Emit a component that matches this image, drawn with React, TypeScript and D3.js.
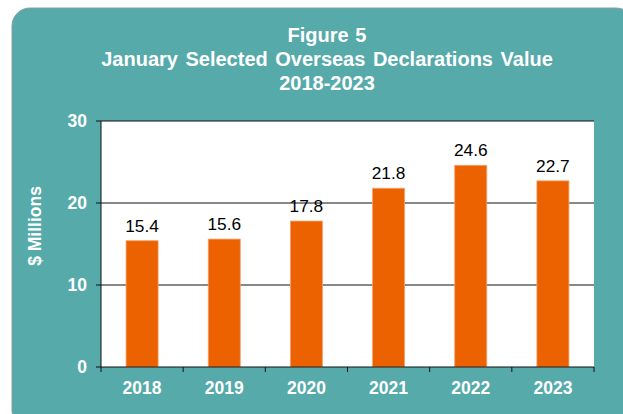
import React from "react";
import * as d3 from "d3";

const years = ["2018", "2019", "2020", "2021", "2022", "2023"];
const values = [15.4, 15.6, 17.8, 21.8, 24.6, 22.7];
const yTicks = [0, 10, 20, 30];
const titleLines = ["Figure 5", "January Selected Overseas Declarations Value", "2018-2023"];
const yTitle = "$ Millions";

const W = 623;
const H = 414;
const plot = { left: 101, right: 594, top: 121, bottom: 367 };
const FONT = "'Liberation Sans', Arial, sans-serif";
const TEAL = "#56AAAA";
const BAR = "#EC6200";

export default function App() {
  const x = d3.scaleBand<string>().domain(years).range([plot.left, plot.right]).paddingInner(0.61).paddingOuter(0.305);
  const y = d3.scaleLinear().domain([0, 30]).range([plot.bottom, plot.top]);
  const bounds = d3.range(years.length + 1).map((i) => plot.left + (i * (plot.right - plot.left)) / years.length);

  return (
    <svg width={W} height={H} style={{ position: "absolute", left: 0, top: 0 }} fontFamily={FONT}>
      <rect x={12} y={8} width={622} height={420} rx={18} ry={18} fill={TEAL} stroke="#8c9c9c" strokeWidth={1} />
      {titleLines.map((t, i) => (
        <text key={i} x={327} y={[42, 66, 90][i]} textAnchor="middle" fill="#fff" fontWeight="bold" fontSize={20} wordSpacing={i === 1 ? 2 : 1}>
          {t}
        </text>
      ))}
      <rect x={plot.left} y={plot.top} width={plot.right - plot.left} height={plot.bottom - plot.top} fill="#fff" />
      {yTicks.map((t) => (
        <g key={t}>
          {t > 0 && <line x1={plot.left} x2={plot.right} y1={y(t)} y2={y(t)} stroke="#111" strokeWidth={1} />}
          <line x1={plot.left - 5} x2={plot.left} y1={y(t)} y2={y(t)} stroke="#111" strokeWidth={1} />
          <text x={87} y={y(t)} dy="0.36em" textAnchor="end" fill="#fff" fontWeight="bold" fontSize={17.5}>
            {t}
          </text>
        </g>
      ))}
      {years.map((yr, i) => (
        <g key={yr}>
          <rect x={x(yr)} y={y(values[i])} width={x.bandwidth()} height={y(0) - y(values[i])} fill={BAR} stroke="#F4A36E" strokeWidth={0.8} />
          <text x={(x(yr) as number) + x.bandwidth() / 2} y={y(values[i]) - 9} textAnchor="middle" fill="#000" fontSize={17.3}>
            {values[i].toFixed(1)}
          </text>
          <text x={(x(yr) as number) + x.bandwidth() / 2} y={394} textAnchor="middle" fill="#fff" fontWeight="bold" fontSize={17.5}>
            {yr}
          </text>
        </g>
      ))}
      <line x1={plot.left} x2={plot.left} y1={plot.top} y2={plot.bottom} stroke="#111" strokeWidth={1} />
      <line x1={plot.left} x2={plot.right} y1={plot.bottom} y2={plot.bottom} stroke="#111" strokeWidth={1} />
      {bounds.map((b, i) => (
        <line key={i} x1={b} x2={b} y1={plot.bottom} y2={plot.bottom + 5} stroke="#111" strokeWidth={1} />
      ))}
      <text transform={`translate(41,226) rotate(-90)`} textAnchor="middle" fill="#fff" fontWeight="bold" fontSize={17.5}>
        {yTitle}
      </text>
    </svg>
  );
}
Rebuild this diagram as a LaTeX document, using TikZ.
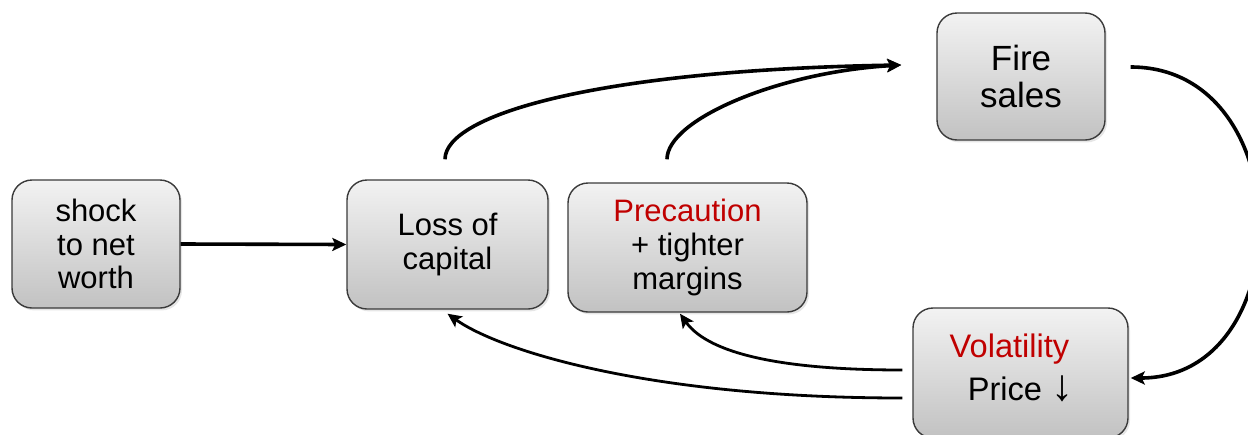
--------------------------------
_THE REQUEST_
Identify which lines contain the word "React" and copy each one.

_EXPECTED OUTPUT_
Emit a component that matches this image, drawn with React, TypeScript and D3.js.
import React from "react";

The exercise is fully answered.